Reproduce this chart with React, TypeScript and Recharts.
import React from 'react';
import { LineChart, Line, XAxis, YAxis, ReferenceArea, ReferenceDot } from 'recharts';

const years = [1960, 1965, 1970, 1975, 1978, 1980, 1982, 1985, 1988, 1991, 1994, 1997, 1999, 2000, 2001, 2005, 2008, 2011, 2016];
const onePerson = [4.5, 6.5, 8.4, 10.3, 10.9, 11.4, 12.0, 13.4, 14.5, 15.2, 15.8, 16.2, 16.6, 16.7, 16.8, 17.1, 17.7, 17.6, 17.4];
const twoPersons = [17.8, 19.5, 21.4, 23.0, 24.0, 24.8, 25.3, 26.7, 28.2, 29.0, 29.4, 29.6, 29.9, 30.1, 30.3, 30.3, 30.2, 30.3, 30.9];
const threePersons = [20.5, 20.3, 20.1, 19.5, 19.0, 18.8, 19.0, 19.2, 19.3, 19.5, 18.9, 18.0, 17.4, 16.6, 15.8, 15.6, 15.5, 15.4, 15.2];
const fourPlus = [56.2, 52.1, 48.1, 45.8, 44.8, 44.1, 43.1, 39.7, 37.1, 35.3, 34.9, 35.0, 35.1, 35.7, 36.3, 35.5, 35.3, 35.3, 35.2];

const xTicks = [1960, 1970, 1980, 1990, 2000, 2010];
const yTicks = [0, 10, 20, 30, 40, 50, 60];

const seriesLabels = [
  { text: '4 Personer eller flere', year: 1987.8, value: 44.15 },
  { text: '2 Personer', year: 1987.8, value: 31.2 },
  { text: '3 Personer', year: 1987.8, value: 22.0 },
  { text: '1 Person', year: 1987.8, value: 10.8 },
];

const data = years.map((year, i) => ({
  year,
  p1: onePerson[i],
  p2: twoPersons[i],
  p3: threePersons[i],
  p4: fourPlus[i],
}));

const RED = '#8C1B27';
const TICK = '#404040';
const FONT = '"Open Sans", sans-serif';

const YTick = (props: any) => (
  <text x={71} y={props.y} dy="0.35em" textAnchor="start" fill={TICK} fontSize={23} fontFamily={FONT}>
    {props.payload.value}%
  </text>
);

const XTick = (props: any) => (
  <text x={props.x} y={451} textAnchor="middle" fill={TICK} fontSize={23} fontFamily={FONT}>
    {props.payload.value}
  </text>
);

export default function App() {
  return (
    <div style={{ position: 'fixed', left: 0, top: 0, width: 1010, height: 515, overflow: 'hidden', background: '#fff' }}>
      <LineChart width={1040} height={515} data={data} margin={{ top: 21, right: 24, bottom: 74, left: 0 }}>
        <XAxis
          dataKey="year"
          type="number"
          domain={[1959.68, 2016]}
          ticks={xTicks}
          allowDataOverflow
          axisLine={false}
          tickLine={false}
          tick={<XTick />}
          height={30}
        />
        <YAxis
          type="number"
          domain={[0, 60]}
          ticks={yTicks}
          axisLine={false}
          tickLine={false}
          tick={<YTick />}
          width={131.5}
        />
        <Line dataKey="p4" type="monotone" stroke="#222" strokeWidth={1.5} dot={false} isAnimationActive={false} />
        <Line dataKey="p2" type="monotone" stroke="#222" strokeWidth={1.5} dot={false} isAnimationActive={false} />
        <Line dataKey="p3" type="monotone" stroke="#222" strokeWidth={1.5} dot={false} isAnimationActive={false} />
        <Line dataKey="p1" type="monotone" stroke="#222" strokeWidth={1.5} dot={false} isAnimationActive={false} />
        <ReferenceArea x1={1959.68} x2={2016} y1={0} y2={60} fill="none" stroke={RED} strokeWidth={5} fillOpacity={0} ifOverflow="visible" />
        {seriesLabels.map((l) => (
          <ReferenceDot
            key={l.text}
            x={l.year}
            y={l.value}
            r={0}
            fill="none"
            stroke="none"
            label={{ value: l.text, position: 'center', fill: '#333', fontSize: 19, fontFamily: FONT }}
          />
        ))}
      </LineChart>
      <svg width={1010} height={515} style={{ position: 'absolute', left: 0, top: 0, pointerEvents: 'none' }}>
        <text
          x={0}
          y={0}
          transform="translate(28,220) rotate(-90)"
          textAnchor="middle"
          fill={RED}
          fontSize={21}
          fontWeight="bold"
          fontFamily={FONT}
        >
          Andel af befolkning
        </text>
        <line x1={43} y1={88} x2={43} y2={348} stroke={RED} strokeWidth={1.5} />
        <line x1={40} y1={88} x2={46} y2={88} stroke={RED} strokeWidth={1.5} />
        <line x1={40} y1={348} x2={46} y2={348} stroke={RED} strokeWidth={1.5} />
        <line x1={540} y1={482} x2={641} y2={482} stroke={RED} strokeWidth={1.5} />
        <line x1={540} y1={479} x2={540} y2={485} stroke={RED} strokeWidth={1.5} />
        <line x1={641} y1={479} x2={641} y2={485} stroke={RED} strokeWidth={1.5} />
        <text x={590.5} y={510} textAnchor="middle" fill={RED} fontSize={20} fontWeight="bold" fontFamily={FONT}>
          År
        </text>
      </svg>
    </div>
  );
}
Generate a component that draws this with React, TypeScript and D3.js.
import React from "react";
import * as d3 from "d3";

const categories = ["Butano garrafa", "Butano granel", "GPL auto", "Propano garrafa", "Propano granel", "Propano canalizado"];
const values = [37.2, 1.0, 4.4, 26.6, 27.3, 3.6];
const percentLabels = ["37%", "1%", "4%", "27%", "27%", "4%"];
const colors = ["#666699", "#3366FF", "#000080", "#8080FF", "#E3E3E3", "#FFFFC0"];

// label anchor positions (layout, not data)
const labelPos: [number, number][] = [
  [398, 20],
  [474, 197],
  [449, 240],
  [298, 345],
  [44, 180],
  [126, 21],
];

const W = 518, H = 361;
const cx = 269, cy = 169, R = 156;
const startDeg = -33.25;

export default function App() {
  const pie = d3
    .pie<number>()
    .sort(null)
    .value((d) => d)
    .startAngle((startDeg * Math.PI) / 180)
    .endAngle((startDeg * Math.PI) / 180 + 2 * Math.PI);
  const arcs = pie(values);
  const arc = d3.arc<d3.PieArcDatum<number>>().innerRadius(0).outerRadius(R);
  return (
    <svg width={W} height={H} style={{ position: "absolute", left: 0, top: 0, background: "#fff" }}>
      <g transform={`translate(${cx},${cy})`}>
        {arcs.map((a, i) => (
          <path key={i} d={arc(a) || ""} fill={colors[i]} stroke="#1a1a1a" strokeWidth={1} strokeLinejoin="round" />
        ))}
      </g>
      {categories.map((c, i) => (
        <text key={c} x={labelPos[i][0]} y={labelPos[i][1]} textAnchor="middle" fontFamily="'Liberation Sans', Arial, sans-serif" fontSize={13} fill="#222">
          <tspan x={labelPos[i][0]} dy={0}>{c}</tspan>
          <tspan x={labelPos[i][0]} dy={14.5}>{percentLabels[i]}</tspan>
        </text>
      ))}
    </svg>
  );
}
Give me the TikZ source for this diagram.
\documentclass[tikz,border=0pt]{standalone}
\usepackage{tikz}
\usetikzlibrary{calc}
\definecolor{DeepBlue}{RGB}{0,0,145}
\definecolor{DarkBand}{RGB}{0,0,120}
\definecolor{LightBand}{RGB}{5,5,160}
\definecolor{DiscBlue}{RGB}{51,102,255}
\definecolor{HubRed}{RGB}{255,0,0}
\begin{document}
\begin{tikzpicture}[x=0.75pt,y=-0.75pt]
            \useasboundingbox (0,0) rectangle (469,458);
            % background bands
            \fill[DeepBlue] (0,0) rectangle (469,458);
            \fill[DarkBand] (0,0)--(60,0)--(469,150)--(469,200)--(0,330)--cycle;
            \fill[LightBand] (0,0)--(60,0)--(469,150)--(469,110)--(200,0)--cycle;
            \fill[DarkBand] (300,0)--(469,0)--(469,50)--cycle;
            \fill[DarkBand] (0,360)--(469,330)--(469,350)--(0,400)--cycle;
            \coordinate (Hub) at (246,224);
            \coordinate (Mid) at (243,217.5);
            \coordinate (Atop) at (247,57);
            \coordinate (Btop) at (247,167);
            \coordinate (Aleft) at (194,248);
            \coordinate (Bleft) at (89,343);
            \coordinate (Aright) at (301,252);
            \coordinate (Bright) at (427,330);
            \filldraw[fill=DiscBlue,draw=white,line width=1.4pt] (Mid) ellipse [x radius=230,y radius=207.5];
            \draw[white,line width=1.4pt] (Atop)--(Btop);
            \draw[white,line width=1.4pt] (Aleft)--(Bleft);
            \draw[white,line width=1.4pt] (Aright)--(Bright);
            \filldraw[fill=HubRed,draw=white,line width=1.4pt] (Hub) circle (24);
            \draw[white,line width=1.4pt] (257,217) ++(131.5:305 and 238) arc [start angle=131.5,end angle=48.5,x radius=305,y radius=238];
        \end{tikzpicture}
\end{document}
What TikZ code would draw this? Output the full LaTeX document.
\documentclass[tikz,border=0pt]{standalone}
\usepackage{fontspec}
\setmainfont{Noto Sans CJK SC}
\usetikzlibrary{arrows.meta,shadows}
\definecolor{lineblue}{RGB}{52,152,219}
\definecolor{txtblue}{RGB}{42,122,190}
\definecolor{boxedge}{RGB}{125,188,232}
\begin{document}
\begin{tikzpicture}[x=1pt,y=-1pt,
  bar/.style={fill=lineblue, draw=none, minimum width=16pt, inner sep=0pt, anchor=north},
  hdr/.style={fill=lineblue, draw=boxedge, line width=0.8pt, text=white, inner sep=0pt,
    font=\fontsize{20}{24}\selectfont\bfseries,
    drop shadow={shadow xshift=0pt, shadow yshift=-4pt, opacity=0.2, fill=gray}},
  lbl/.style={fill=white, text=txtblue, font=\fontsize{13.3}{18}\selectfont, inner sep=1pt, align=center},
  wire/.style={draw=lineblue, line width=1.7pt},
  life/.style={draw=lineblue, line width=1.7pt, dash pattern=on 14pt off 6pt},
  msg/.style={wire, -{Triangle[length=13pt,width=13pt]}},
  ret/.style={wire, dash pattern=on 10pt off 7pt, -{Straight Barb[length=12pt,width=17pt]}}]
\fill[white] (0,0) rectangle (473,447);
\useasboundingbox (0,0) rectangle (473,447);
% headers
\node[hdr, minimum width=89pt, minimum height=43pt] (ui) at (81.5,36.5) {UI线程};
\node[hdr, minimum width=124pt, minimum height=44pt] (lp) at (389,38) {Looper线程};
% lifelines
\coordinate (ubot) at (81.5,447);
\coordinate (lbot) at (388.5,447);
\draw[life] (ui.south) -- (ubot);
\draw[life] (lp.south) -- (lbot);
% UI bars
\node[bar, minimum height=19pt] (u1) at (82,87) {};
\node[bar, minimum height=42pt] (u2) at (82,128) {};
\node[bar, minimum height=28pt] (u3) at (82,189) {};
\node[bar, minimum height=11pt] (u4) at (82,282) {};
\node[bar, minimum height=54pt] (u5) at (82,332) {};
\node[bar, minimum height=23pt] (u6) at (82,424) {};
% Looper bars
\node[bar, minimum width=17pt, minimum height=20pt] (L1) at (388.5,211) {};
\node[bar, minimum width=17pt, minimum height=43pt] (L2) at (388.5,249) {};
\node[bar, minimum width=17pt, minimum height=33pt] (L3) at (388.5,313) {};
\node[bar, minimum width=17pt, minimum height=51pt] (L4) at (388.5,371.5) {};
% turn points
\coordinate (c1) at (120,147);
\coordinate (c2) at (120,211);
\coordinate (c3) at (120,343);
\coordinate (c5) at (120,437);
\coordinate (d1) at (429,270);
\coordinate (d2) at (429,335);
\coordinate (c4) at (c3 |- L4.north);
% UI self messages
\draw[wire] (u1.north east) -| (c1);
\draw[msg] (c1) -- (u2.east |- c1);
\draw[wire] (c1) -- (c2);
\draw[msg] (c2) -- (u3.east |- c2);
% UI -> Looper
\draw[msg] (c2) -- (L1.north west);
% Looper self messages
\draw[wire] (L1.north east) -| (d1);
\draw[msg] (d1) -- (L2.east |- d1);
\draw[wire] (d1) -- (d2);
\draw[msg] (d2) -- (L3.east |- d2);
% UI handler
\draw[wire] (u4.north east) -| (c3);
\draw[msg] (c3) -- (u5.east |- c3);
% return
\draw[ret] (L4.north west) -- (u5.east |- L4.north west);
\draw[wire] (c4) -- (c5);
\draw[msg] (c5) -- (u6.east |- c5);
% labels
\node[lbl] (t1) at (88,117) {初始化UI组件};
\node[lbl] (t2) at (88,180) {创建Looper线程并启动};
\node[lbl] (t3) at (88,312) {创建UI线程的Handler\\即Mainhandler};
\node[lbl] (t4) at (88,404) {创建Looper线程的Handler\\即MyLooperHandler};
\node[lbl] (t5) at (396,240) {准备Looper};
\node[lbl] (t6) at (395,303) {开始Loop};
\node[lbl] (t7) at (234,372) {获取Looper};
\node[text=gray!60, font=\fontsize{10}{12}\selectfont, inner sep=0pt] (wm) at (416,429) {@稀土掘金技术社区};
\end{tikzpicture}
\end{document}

☆ ☆ ☆ ☆

Exercise details
Identify every line where the string "with" appears.

Final result
Reproduce this chart with React, TypeScript and Recharts.
Generate a component that draws this with React, TypeScript and D3.js.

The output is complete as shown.